Seasonality—for both conventionally grown and organic fruits and vegetables—is always an issue for suppliers in Canada.
The warmth of spring and coming summer months prompt a flurry of activity, with pretty much everyone along the perishables supply chain awaiting the arrival of locally grown produce.
Eddy Yakici, dispatcher for Mont-Cal Logistics, Inc. in LaSalle, confirms there’s a fair amount of seasonal ups and downs in the wholesale scene of Quebec, but what might surprise some is his favored time of year and why.
First, he said, “We do a lot of fruit and vegetable transport between the United States and Canada,” but second, he said, “Wintertime is much better for us because so much of the fruit and vegetables come from outside [of Canada] including California, Arizona, Mexico, and South America. Summertime is different because there is so much local produce available.”

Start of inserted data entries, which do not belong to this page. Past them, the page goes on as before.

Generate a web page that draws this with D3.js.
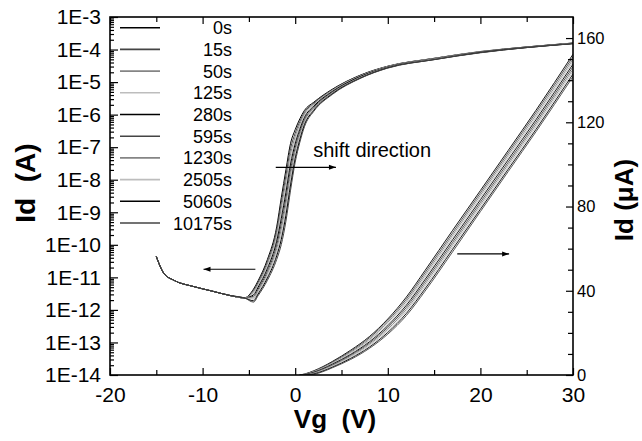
<!DOCTYPE html>
<html><head><meta charset="utf-8">
<script src="https://cdn.jsdelivr.net/npm/d3@7"></script>
<style>
html,body{margin:0;padding:0;background:#fff;}
svg{display:block;font-family:"Liberation Sans",Arial,sans-serif;}
</style></head>
<body><svg id="c" width="642" height="441"></svg>
<script>
// ---- data ----
const seriesNames = ["0s","15s","50s","125s","280s","595s","1230s","2505s","5060s","10175s"];
const seriesColors = ["#000000","#444444","#858585","#bdbdbd","#000000","#444444","#858585","#bdbdbd","#000000","#444444"];

// Log transfer curves (left axis): off-state part, shared by all stress times
const vgOff = [-15, -14.2, -13.1, -11, -9, -7, -5.5];
const log10IdOff = [-10.36, -10.87, -11.09, -11.28, -11.42, -11.56, -11.63];
// On / subthreshold part
const vgOn = [-4.5, -4, -3, -2, -1.5, -1, -0.5, 0, 0.5, 1, 2, 4, 7, 10, 15, 20, 25, 30];
const log10Id_0s     = [-11.36,-11.10,-10.45,-9.45,-8.55,-7.69,-6.88,-6.46,-6.13,-5.87,-5.62,-5.22,-4.79,-4.51,-4.27,-4.06,-3.92,-3.80];
const log10Id_15s    = [-11.40,-11.15,-10.52,-9.56,-8.71,-7.87,-7.04,-6.57,-6.21,-5.93,-5.65,-5.24,-4.80,-4.52,-4.27,-4.07,-3.92,-3.80];
const log10Id_50s    = [-11.45,-11.20,-10.59,-9.67,-8.87,-8.04,-7.20,-6.68,-6.29,-5.98,-5.68,-5.25,-4.81,-4.52,-4.28,-4.07,-3.92,-3.81];
const log10Id_125s   = [-11.49,-11.25,-10.66,-9.78,-9.03,-8.22,-7.36,-6.79,-6.37,-6.04,-5.71,-5.27,-4.82,-4.53,-4.28,-4.07,-3.93,-3.81];
const log10Id_280s   = [-11.54,-11.30,-10.73,-9.89,-9.19,-8.39,-7.52,-6.90,-6.45,-6.09,-5.74,-5.29,-4.83,-4.54,-4.29,-4.08,-3.93,-3.81];
const log10Id_595s   = [-11.58,-11.36,-10.81,-10.01,-9.35,-8.57,-7.68,-7.02,-6.53,-6.15,-5.78,-5.31,-4.85,-4.54,-4.29,-4.08,-3.93,-3.81];
const log10Id_1230s  = [-11.63,-11.41,-10.88,-10.12,-9.51,-8.74,-7.84,-7.13,-6.61,-6.20,-5.81,-5.33,-4.86,-4.55,-4.30,-4.09,-3.93,-3.81];
const log10Id_2505s  = [-11.67,-11.46,-10.95,-10.23,-9.67,-8.92,-8.00,-7.24,-6.69,-6.26,-5.84,-5.35,-4.87,-4.56,-4.30,-4.09,-3.94,-3.81];
const log10Id_5060s  = [-11.72,-11.51,-11.02,-10.34,-9.83,-9.09,-8.16,-7.35,-6.77,-6.31,-5.87,-5.36,-4.88,-4.56,-4.31,-4.09,-3.94,-3.82];
const log10Id_10175s = [-11.76,-11.56,-11.09,-10.45,-9.99,-9.27,-8.32,-7.46,-6.85,-6.37,-5.90,-5.38,-4.89,-4.57,-4.31,-4.10,-3.94,-3.82];

// Linear transfer curves (right axis, uA)
const vgLin = [0.5, 1, 2, 3, 4, 6, 8, 10, 12, 14, 17, 20, 23, 26, 30];
const idLin_0s     = [0.02,0.45,2.0,4.0,6.4,11.8,18.2,26.6,37.0,49.5,68.7,87.6,106.6,125.7,152.3];
const idLin_15s    = [0.01,0.35,1.8,3.7,6.1,11.3,17.6,25.8,36.0,48.4,67.5,86.5,105.5,124.6,151.1];
const idLin_50s    = [0,0.3,1.7,3.5,5.7,10.8,16.9,25.0,35.0,47.3,66.4,85.4,104.4,123.4,149.9];
const idLin_125s   = [0,0.2,1.5,3.3,5.4,10.3,16.4,24.2,34.1,46.3,65.3,84.3,103.3,122.3,148.8];
const idLin_280s   = [0,0.15,1.3,3.0,5.1,9.8,15.7,23.4,33.1,45.2,64.2,83.2,102.2,121.2,147.6];
const idLin_595s   = [0,0.1,1.1,2.8,4.7,9.4,15.1,22.6,32.1,44.1,63.0,82.0,101.0,120.0,146.4];
const idLin_1230s  = [0,0.05,0.9,2.5,4.4,8.9,14.5,21.8,31.1,43.0,61.9,80.9,99.9,118.9,145.2];
const idLin_2505s  = [0,0.02,0.7,2.2,4.1,8.4,13.9,21.0,30.2,41.9,60.8,79.8,98.8,117.8,144.1];
const idLin_5060s  = [0,0,0.5,1.9,3.7,7.9,13.2,20.2,29.2,40.8,59.7,78.7,97.7,116.6,142.9];
const idLin_10175s = [0,0,0.3,1.6,3.4,7.4,12.6,19.4,28.2,39.7,58.5,77.6,96.6,115.5,141.7];

const logSeries = [log10Id_0s,log10Id_15s,log10Id_50s,log10Id_125s,log10Id_280s,log10Id_595s,log10Id_1230s,log10Id_2505s,log10Id_5060s,log10Id_10175s];
const linSeries = [idLin_0s,idLin_15s,idLin_50s,idLin_125s,idLin_280s,idLin_595s,idLin_1230s,idLin_2505s,idLin_5060s,idLin_10175s];

// Axis ticks
const xMajor = [-20,-10,0,10,20,30];
const xMinor = [-15,-5,5,15,25];
const logDecades = [-14,-13,-12,-11,-10,-9,-8,-7,-6,-5,-4,-3];
const rightMajor = [0,40,80,120,160];
const rightMinor = [10,20,30,50,60,70,90,100,110,130,140,150];

// ---- chart ----
const svg = d3.select("#c");
const L = 110, R = 573, T = 17, B = 375;
const x = d3.scaleLinear([-20,30],[L,R]);
const yLog = d3.scaleLog([1e-14,1e-3],[B,T]);
const yLin = d3.scaleLinear([0,170],[B,T]);

svg.append("defs").append("clipPath").attr("id","clip")
  .append("rect").attr("x",L).attr("y",T).attr("width",R-L).attr("height",B-T);

const g = svg.append("g").attr("clip-path","url(#clip)");

const lineLog = d3.line().x(d=>x(d[0])).y(d=>yLog(d[1])).curve(d3.curveMonotoneX);
const lineLin = d3.line().x(d=>x(d[0])).y(d=>yLin(d[1])).curve(d3.curveMonotoneX);

linSeries.forEach((s,i)=>{
  const pts = vgLin.map((v,j)=>[v,s[j]]);
  g.append("path").attr("d",lineLin(pts)).attr("fill","none")
    .attr("stroke",seriesColors[i]).attr("stroke-width",0.9);
});
logSeries.forEach((s,i)=>{
  const pts = vgOff.map((v,j)=>[v,Math.pow(10,log10IdOff[j])])
    .concat(vgOn.map((v,j)=>[v,Math.pow(10,s[j])]));
  g.append("path").attr("d",lineLog(pts)).attr("fill","none")
    .attr("stroke",seriesColors[i]).attr("stroke-width",1);
});

// frame
svg.append("rect").attr("x",L).attr("y",T).attr("width",R-L).attr("height",B-T)
  .attr("fill","none").attr("stroke","#000").attr("stroke-width",1.6);

function styleAxis(sel, fs){
  sel.select(".domain").remove();
  sel.selectAll(".tick line").attr("stroke","#000").attr("stroke-width",1.2);
  sel.selectAll("text").attr("font-size",fs).attr("fill","#000")
    .attr("font-family","'Liberation Sans', Arial, sans-serif");
}
const plainNum = d => String(d);
// bottom
svg.append("g").attr("transform",`translate(0,${B})`)
  .call(d3.axisBottom(x).tickValues(xMajor).tickSize(-7).tickPadding(12).tickFormat(plainNum))
  .call(s=>styleAxis(s,21));
svg.append("g").attr("transform",`translate(0,${B})`)
  .call(d3.axisBottom(x).tickValues(xMinor).tickSize(-5).tickFormat(""))
  .call(s=>styleAxis(s,0));
// top
svg.append("g").attr("transform",`translate(0,${T})`)
  .call(d3.axisTop(x).tickValues(xMajor).tickSize(-7).tickFormat(""))
  .call(s=>styleAxis(s,0));
svg.append("g").attr("transform",`translate(0,${T})`)
  .call(d3.axisTop(x).tickValues(xMinor).tickSize(-5).tickFormat(""))
  .call(s=>styleAxis(s,0));
// left log
const logMajorVals = logDecades.map(e=>Math.pow(10,e));
const logMinorVals = [];
logDecades.slice(0,-1).forEach(e=>{ for(let k=2;k<=9;k++) logMinorVals.push(k*Math.pow(10,e)); });
svg.append("g").attr("transform",`translate(${L},0)`)
  .call(d3.axisLeft(yLog).tickValues(logMajorVals).tickSize(-8).tickPadding(9)
    .tickFormat(d=>"1E"+Math.round(Math.log10(d))))
  .call(s=>styleAxis(s,21));
svg.append("g").attr("transform",`translate(${L},0)`)
  .call(d3.axisLeft(yLog).tickValues(logMinorVals).tickSize(-4).tickFormat(""))
  .call(s=>styleAxis(s,0));
// right linear
svg.append("g").attr("transform",`translate(${R},0)`)
  .call(d3.axisRight(yLin).tickValues(rightMajor).tickSize(-7).tickPadding(4).tickFormat(plainNum))
  .call(s=>styleAxis(s,16.5));
svg.append("g").attr("transform",`translate(${R},0)`)
  .call(d3.axisRight(yLin).tickValues(rightMinor).tickSize(-5).tickFormat(""))
  .call(s=>styleAxis(s,0));

// axis titles
svg.append("text").attr("x",335).attr("y",428).attr("text-anchor","middle")
  .attr("font-size",26).attr("font-weight","bold").text("Vg\u00a0\u00a0(V)");
svg.append("text").attr("transform","translate(35,183) rotate(-90)").attr("text-anchor","middle")
  .attr("font-size",28).attr("font-weight","bold").text("Id\u00a0\u00a0(A)");
svg.append("text").attr("transform","translate(633,200) rotate(-90)").attr("text-anchor","middle")
  .attr("font-size",26).attr("font-weight","bold").text("Id\u00a0(\u03bcA)");

// legend
const lg = svg.append("g");
seriesNames.forEach((n,i)=>{
  const yy = 27.7 + i*21.7;
  lg.append("line").attr("x1",120).attr("x2",160).attr("y1",yy).attr("y2",yy)
    .attr("stroke",seriesColors[i]).attr("stroke-width",1.6);
  lg.append("text").attr("x",232).attr("y",yy+6.5).attr("text-anchor","end")
    .attr("font-size",18).text(n);
});

// annotations (data coordinates)
const arrowUpper = {vg:[-2.1,4.4], log10Id:-7.62};
const arrowLeft  = {vg:[-4.3,-9.9], log10Id:-10.75};
const arrowRight = {vg:[17.5,23.1], idLin:57.5};
const shiftLabel = {vg:1.95, log10Id:-7.29, text:"shift direction"};

function arrow(x1,x2,yy){
  svg.append("line").attr("x1",x1).attr("x2",x2).attr("y1",yy).attr("y2",yy)
    .attr("stroke","#000").attr("stroke-width",1.2);
  const dir = x2>x1?1:-1;
  svg.append("path").attr("d",`M${x2},${yy}L${x2-dir*7},${yy-2.5}L${x2-dir*7},${yy+2.5}Z`).attr("fill","#000");
}
arrow(x(arrowUpper.vg[0]),x(arrowUpper.vg[1]),yLog(Math.pow(10,arrowUpper.log10Id)));
arrow(x(arrowLeft.vg[0]),x(arrowLeft.vg[1]),yLog(Math.pow(10,arrowLeft.log10Id)));
arrow(x(arrowRight.vg[0]),x(arrowRight.vg[1]),yLin(arrowRight.idLin));
svg.append("text").attr("x",x(shiftLabel.vg)).attr("y",yLog(Math.pow(10,shiftLabel.log10Id)))
  .attr("font-size",20).text(shiftLabel.text);
</script></body></html>
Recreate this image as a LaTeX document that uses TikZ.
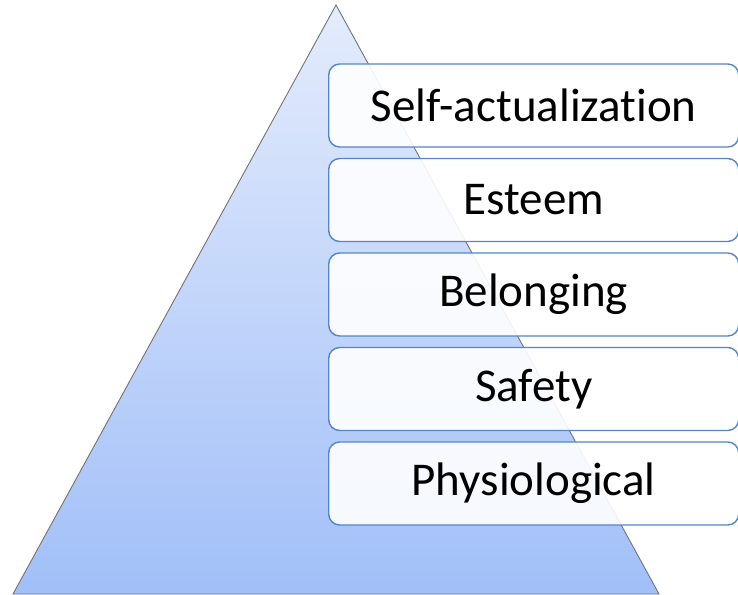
\documentclass[tikz,border=0pt]{standalone}
\usepackage{fontspec}
\setmainfont[Ligatures=NoCommon]{Carlito}
\begin{document}
\begin{tikzpicture}[x=1pt,y=1pt,
  level/.style={draw=boxblue, line width=1.4pt, fill=white, fill opacity=0.9, text opacity=1,
    rounded corners=11pt, minimum width=410pt, minimum height=83pt, inner sep=0pt,
    font=\fontsize{47}{50}\selectfont, anchor=west}]
\definecolor{boxblue}{HTML}{5585C4}
\definecolor{toptri}{HTML}{E4ECFC}
\definecolor{bottri}{HTML}{A1BFF8}
\useasboundingbox (0,0) rectangle (738,594);
\shade[top color=toptri, bottom color=bottri, draw=gray!90!black, line width=0.9pt]
  (13,0) -- (336,589) -- (659,0) -- cycle;
\node[level] (l1) at (328,488.5) {Self-actualization};
\node[level] (l2) at (328,394) {Esteem};
\node[level] (l3) at (328,299.5) {Belonging};
\node[level] (l4) at (328,205) {Safety};
\node[level] (l5) at (328,110.5) {Physiological};
\end{tikzpicture}
\end{document}
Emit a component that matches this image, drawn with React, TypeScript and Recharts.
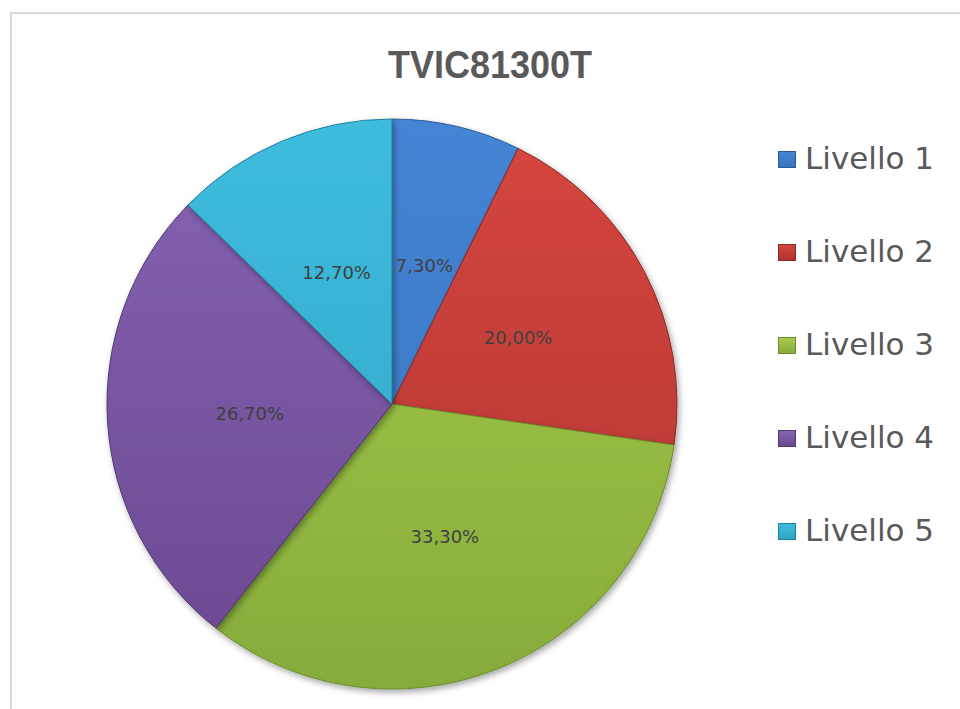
import React from 'react';
import { PieChart, Pie, Cell, Legend } from 'recharts';

const categories = ['Livello 1', 'Livello 2', 'Livello 3', 'Livello 4', 'Livello 5'];
const values = [7.3, 20.0, 33.3, 26.7, 12.7];
const valueLabels = ['7,30%', '20,00%', '33,30%', '26,70%', '12,70%'];
const chartTitle = 'TVIC81300T';

const topColors = ['#4585d6', '#d6463f', '#a5cd4c', '#8663b4', '#3dbcdd'];
const bottomColors = ['#3a72bb', '#ae3431', '#87ab3b', '#6a488f', '#31a4c4'];
const edgeColors = ['#2c5a94', '#8a2725', '#6a8a2c', '#513670', '#257f99'];

const data = categories.map((name, i) => ({ name, value: values[i], label: valueLabels[i] }));

const RADIAN = Math.PI / 180;

const renderLabel = (props: any) => {
  const { cx, cy, midAngle, outerRadius, index } = props;
  const r = outerRadius * 0.5;
  const x = cx + r * Math.cos(-midAngle * RADIAN);
  const y = cy + r * Math.sin(-midAngle * RADIAN);
  return (
    <text
      x={x}
      y={y}
      fill="#404040"
      fontSize={18}
      fontFamily="DejaVu Sans"
      textAnchor="middle"
      dominantBaseline="central"
    >
      {data[index].label}
    </text>
  );
};

const renderLegend = () => (
  <div style={{ position: 'relative', width: 180, height: 480 }}>
    {categories.map((name, i) => (
      <div key={name} style={{ position: 'absolute', left: 0, top: i * 93, height: 40, width: 180 }}>
        <div
          style={{
            position: 'absolute',
            left: 0,
            top: 8,
            width: 18,
            height: 17,
            boxSizing: 'border-box',
            border: `1px solid ${edgeColors[i]}`,
            background: `linear-gradient(${topColors[i]}, ${bottomColors[i]})`,
          }}
        />
        <div
          style={{
            position: 'absolute',
            left: 27,
            top: 0,
            fontFamily: 'DejaVu Sans',
            fontSize: 31,
            lineHeight: '31px',
            color: '#595959',
            whiteSpace: 'nowrap',
          }}
        >
          {name}
        </div>
      </div>
    ))}
  </div>
);

export default function App() {
  return (
    <div style={{ position: 'absolute', left: 0, top: 0, width: 960, height: 709, overflow: 'hidden', background: '#fff' }}>
      <style>{'body{margin:0;overflow:hidden}'}</style>
      <div
        style={{
          position: 'absolute',
          left: 10,
          top: 12,
          width: 1000,
          height: 800,
          border: '2px solid #d9d9d9',
        }}
      />
      <svg width={960} height={709} style={{ position: 'absolute', left: 0, top: 0 }}>
        <text
          x={490}
          y={78}
          textAnchor="middle"
          fontFamily="Liberation Sans"
          fontWeight="bold"
          fontSize={38}
          fill="#595959"
          textLength={204}
          lengthAdjust="spacingAndGlyphs"
        >
          {chartTitle}
        </text>
      </svg>
      <div style={{ position: 'absolute', left: 0, top: 0 }}>
        <PieChart width={960} height={709} margin={{ top: 0, right: 0, bottom: 0, left: 0 }}>
          <defs>
            {categories.map((name, i) => (
              <linearGradient key={name} id={`grad${i}`} gradientUnits="userSpaceOnUse" x1={0} y1={120} x2={0} y2={690}>
                <stop offset="0%" stopColor={topColors[i]} />
                <stop offset="100%" stopColor={bottomColors[i]} />
              </linearGradient>
            ))}
            <filter id="pieShadow" x="-10%" y="-10%" width="130%" height="130%">
              <feDropShadow dx={2} dy={3} stdDeviation={3} floodColor="#000" floodOpacity={0.35} />
            </filter>
          </defs>
          <Pie
            data={data}
            dataKey="value"
            nameKey="name"
            cx={392}
            cy={404}
            outerRadius={285}
            startAngle={90}
            endAngle={-270}
            isAnimationActive={false}
            label={renderLabel}
            labelLine={false}
          >
            {data.map((d, i) => (
              <Cell
                key={d.name}
                fill={`url(#grad${i})`}
                stroke={edgeColors[i]}
                strokeWidth={1}
                style={{ filter: 'url(#pieShadow)' }}
              />
            ))}
          </Pie>
          <Legend
            layout="vertical"
            align="right"
            verticalAlign="top"
            content={renderLegend}
            wrapperStyle={{ position: 'absolute', left: 778, top: 143, width: 180 }}
          />
        </PieChart>
      </div>
    </div>
  );
}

One innovative solution to seasonality issues—for both conventional and organic fruits and vegetables—is the use of greenhouses that can generate more local supply all year regardless of the weather.
Although greenhouses can’t technically be certified organic in Canada, sustainability-conscious consumers know they require less inputs for production, do not deplete topsoil or cause agricultural runoff, and have little to no reliance on chemical fertilizers, herbicides, fungicides, and the like.